No ano passado, foi assinado termo para o início do programa de revitalização do rio. O pacto, que reúne o comitê, as prefeituras que integram a bacia, a Copasa e a Secretaria de Estado do Meio Ambiente e Desenvolvimento Sustentável de Minas Gerais (Semad) tem a meta de estabelecer compromisso por uma atuação sistêmica com objetivo de alcançar a disponibilidade de água em quantidade e qualidade, para garantir múltiplos usos e a segurança hídrica em toda a bacia, especialmente da Região Metropolitana de Belo Horizonte, que tem no rio uma de suas principais fontes de abastecimento.NASCENTES Dos projetos em curso do programa Revitaliza, dois têm como foco as nascentes urbanas de duas das principais sub-bacias que atravessam a Grande BH: dos Ribeirões Onça e Arrudas. O primeiro, em fase avançada de execução, prevê o cadastro e caracterização de 600 nascentes na região e a formação de cuidadores para essa fonte de água. Segundo o comitê, o trabalho inclui o desenvolvimento de ações de mobilização social e educação ambiental e o plantio de mudas nativas em pontos da bacia do Onça. Já no caso do Arrudas, as ações visam à recuperação e à conservação de nascentes urbanas em Belo Horizonte e Sabará, buscando uma melhoria de qualidade e quantidade dessas águas.

 

A assinatura do termo ocorreu depois da terceira edição da expedição “Rio das Velhas, te Quero Vivo”, que percorreu mais de 100 quilômetros de caiaque, de Ouro Preto a Santa Luzia, e foi acompanhada pela equipe do Estado de Minas.

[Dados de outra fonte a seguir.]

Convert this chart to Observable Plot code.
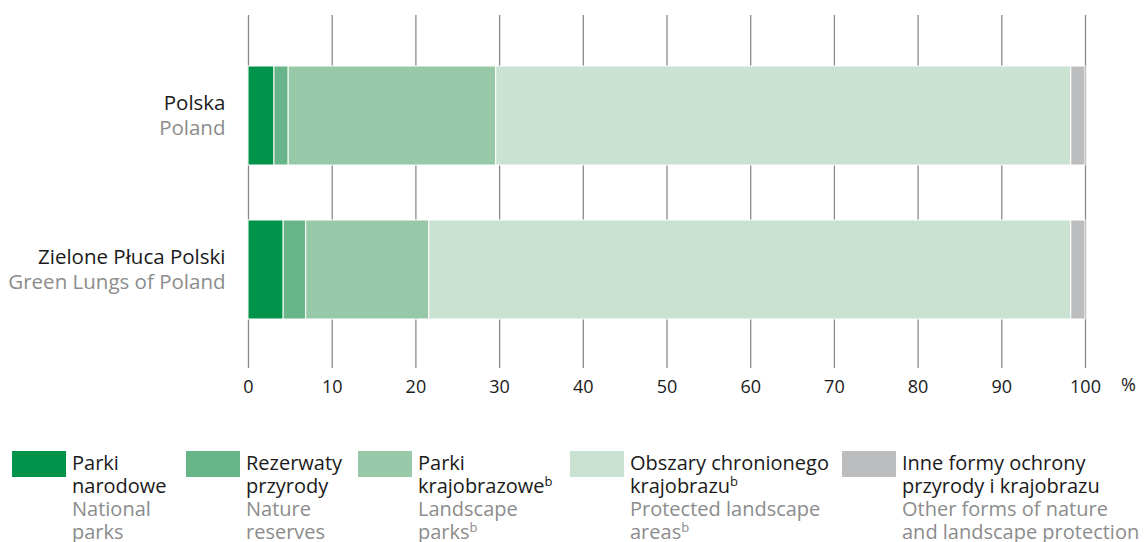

Além do cenário de poluição do curso d’água, a reportagem também constatou deficiência na fiscalização. “Todo esse trabalho pode ser interrompido”, frisa o presidente do comitê. Ele não descarta o caminho da Justiça para o caso, mas ainda confia na negociação. Está prevista para hoje reunião entre integrantes de comitês e representantes do governo do estado, em busca de saída para o impasse.

 

Semad busca regularização

Segundo a Secretaria de Estado do Meio Ambiente e Desenvolvimento Sustentável de Minas Gerais (Semad), desde 2015 o Instituto Mineiro de Gestão das Águas (Igam), em resposta à solicitação dos comitês, tem apoiado diretamente as entidades com recursos previstos na legislação do Fhidro. “O custeio dos comitês para suas atividades e reuniões são exemplos desse apoio”, informou em nota a secretaria, acrescentando que 14 funcionários estão empenhados nessa finalidade. Ainda de acordo com a pasta, para dar maior autonomia aos comitês, será publicado um edital público para chamamento de entidades do terceiro setor que possam viabilizar a criação de uma secretaria-executiva que apoie as entidades.

 

Já em relação à cobrança pelo uso da água, a Semad informa que governo está definindo um cronograma para regularização do pagamento, considerando o grave momento econômico enfrentado pelo estado. “Vale ressaltar que nenhuma atividade foi interrompida por ausência de recurso. O governo está acompanhando com as agências seus cronogramas físicos e financeiros, para que nenhuma atividade seja prejudicada”, destacou texto encaminhado pela secretaria.